Liquid, launched by Blockstream in 2018, offers features like confidential transactions, multi-asset issuance, and advanced scripting. Despite early hype, usage has remained limited. Developers argue the gap stems less from capability and more from difficulty turning those capabilities into usable products.
For years, Liquid suffered from weak or missing developer documentation and minimal outreach. Critical infrastructure such as wallet guidance and tooling was underdeveloped, leaving builders without clear pathways to create applications. This slowed ecosystem growth even as the protocol itself advanced.
Features like confidential transactions require managing additional cryptographic data for every input and output. This makes multi-party transactions significantly more complex than standard Bitcoin transactions. Without accessible tooling, these complexities discouraged adoption.
Liquid introduced extended scripting capabilities, including covenants and opcodes like OP_CAT, but these were difficult to use in practice.

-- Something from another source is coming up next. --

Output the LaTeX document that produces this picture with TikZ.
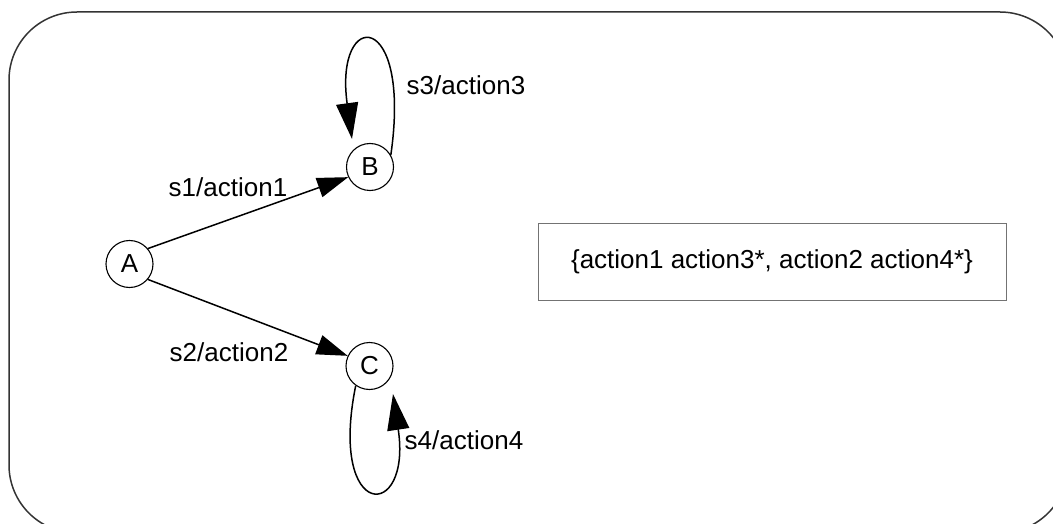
\documentclass[tikz,border=0pt]{standalone}
\usepackage{fontspec}
\setmainfont{Liberation Sans}
\usetikzlibrary{arrows.meta}
\tikzset{
  state/.style={draw, circle, line width=1.1pt, minimum size=47pt, inner sep=0pt, font=\fontsize{26}{30}\selectfont},
  lbl/.style={font=\fontsize{26}{30}\selectfont, inner sep=0pt},
  conn/.style={line width=1.5pt, -{Triangle[length=31pt,width=20pt]}},
  loopconn/.style={line width=1.5pt, -{Triangle[length=36pt,width=22pt]}},
}
\begin{document}
\begin{tikzpicture}[x=1pt,y=-1pt]
\useasboundingbox (0,0) rectangle (1053,524);
\begin{scope}
\clip (0,0) rectangle (1053,524);
\draw[line width=1.5pt, color=black!80, rounded corners=68pt] (9,12) rectangle (1068,533);
\end{scope}
\node[state] (A) at (129.5,264) {A};
\node[state] (B) at (370,167) {B};
\node[state] (C) at (369.5,366) {C};
\draw[conn] (A.40) -- (B.205);
\draw[conn] (A.-40) -- (C.155);
\coordinate (Btip) at (352,139);
\coordinate (Ctip) at (393,394);
\draw[loopconn] (B.30) .. controls (412,8) and (334,8) .. (Btip);
\draw[loopconn] (C.235) .. controls (328,522) and (412,522) .. (Ctip);
\node[lbl] (l1) at (228,187) {s1/action1};
\node[lbl] (l2) at (229,352) {s2/action2};
\node[lbl] (l3) at (466,85) {s3/action3};
\node[lbl] (l4) at (464,440) {s4/action4};
\node[draw=black!55, line width=1pt, minimum width=468pt, minimum height=77pt, font=\fontsize{26}{30}\selectfont, inner sep=0pt] (box) at (772,261.5) {\{action1 action3*, action2 action4*\}};
\end{tikzpicture}
\end{document}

Limitations such as opcode caps and unintuitive design made early smart contract development nearly unworkable, delaying real-world applications.
The introduction of Simplicity, a more expressive smart contract language, marks a turning point. After years of development, it enables more robust financial applications, though it remains technically challenging. Developers are now focusing on abstracting this complexity away from end users.

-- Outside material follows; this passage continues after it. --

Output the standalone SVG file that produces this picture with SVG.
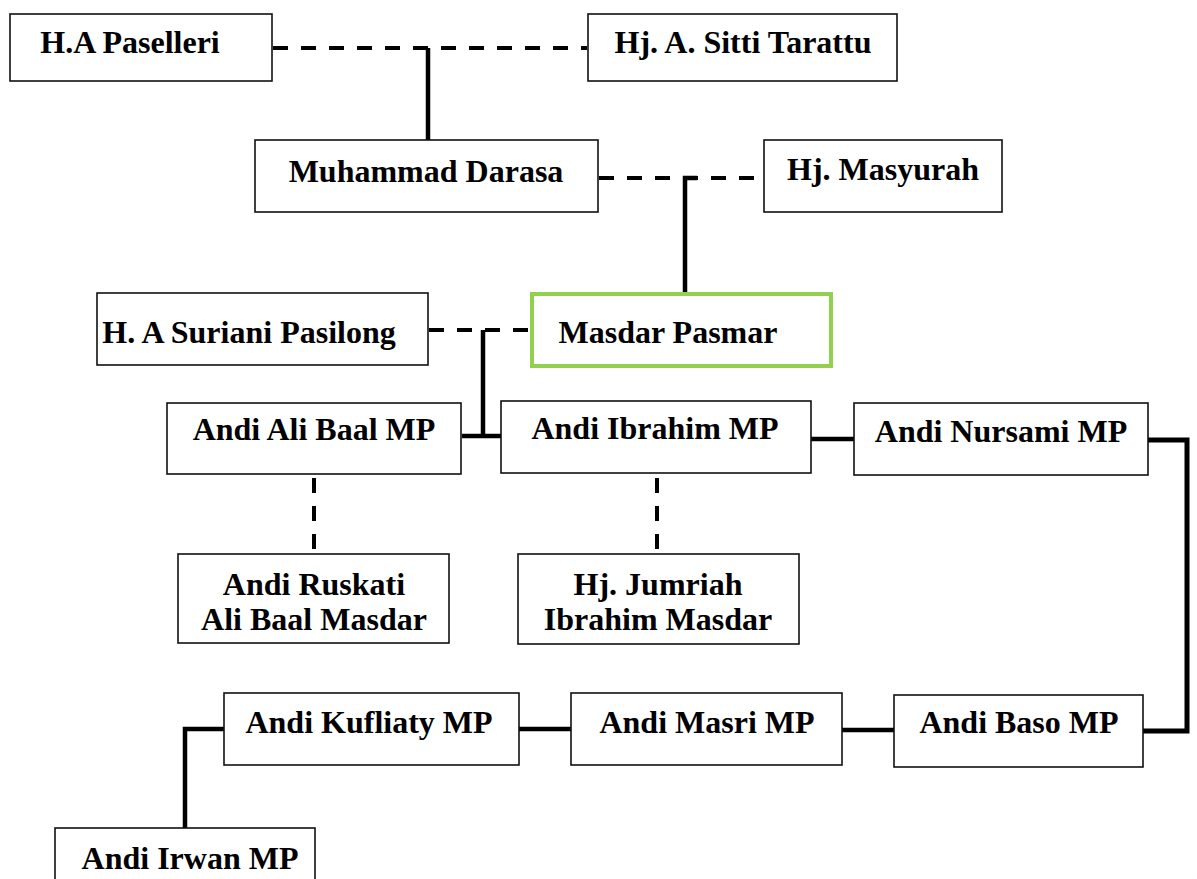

Projects like Sideswap are building wallet integrations similar to “connect wallet” systems seen in other ecosystems. These tools allow users to interact with advanced contracts through simple interfaces, hiding the underlying complexity and enabling broader participation.
Organic usage is increasing, notably in Brazil, where a local stablecoin and USDT on Liquid are driving activity. This positions Liquid as a practical platform for Bitcoin-based financial services, particularly in regions with high demand for dollar-linked assets.

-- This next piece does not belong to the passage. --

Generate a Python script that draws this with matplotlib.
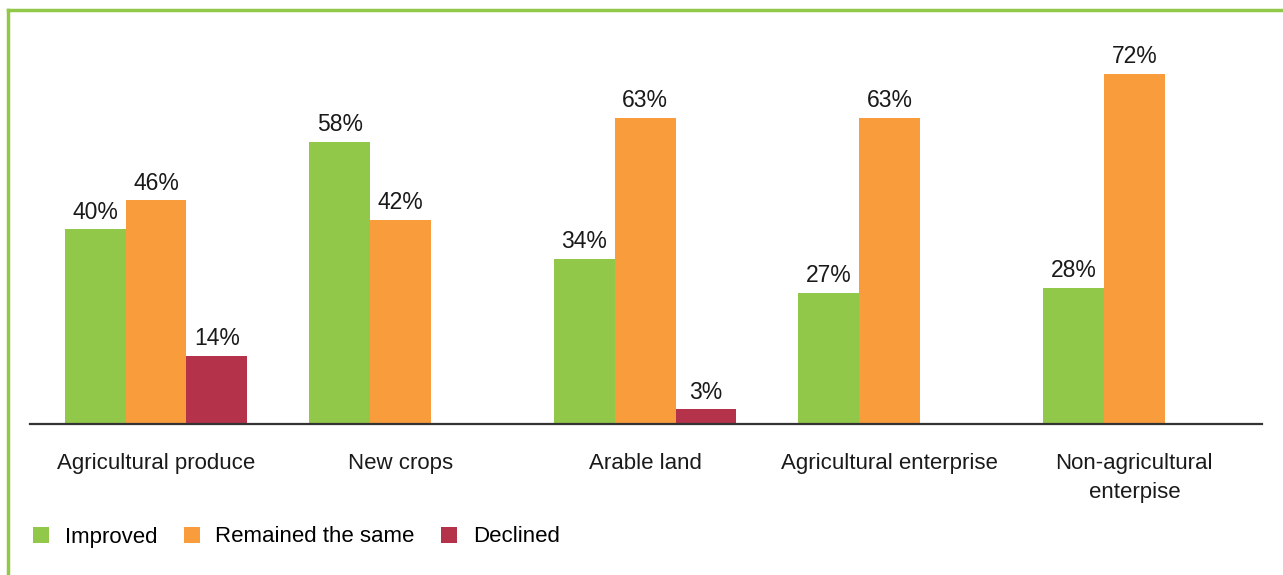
import numpy as np
import matplotlib.pyplot as plt
from matplotlib.patches import Patch
from matplotlib.lines import Line2D

plt.rcParams['font.family'] = ['Liberation Sans', 'DejaVu Sans']

categories = ['Agricultural produce', 'New crops', 'Arable land',
              'Agricultural enterprise', 'Non-agricultural\nenterpise']
improved = [40, 58, 34, 27, 28]
same = [46, 42, 63, 63, 72]
declined = [14, None, 3, None, None]
series_names = ['Improved', 'Remained the same', 'Declined']
colors = ['#92C84A', '#F89C3C', '#B5334A']

FS = 16
fig = plt.figure(figsize=(12.83, 5.75), dpi=100)
ax = fig.add_axes([30 / 1283, 151 / 575, 1232 / 1283, 389 / 575])

x = np.arange(len(categories))
width = 0.249
for i, (vals, col) in enumerate(zip([improved, same, declined], colors)):
    for xi, v in zip(x, vals):
        if v is None:
            continue
        pos = xi + (i - 1) * width
        ax.bar(pos, v, width, color=col, linewidth=0)
        ax.annotate(f'{v}%', (pos, v), xytext=(0, 4), textcoords='offset points',
                    ha='center', va='bottom', fontsize=FS + 0.5, color='#1a1a1a')

ax.set_xlim(-0.515, 4.522)
ax.set_ylim(0, 80)
ax.set_xticks(x)
ax.set_xticklabels(categories, fontsize=FS, color='#1a1a1a', linespacing=1.5)
ax.tick_params(axis='x', length=0, pad=21)
ax.set_yticks([])
for s in ['top', 'right', 'left']:
    ax.spines[s].set_visible(False)
ax.spines['bottom'].set_color('#333333')
ax.spines['bottom'].set_linewidth(1.6)

# green frame along top and left edges
fig.add_artist(Line2D([8 / 1283, 8 / 1283], [0, 1 - 10 / 575], color='#92C84A',
                      linewidth=2.5, transform=fig.transFigure))
fig.add_artist(Line2D([8 / 1283, 1], [1 - 10 / 575, 1 - 10 / 575], color='#92C84A',
                      linewidth=2.5, transform=fig.transFigure))

handles = [Patch(facecolor=c, linewidth=0) for c in colors]
fig.legend(handles, series_names, loc='center left', bbox_to_anchor=(33 / 1283, 1 - 537 / 575),
           ncol=3, frameon=False, fontsize=FS, handlelength=0.72, handleheight=0.72,
           handletextpad=0.7, columnspacing=1.2, borderpad=0, borderaxespad=0)

fig.savefig('out.png', dpi=100)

Liquid’s UTXO model complicates designs like automated market makers (AMMs), which are common in Ethereum. Issues such as transaction ordering, lack of global state storage, and front-running risks require alternative architectures, often relying on off-chain coordination or bulletin-board systems.
Builders are experimenting with non-custodial prediction markets, options-like instruments, and atomic swaps. Early versions require users to hold positions until maturity, highlighting ongoing limitations. However, developers believe liquidity and tradability features can be added over time.
Liquid’s slow start reflects usability and ecosystem gaps rather than technical weakness, and ongoing improvements in tooling, user experience, and real-world adoption may determine whether it becomes a meaningful layer for Bitcoin-based finance.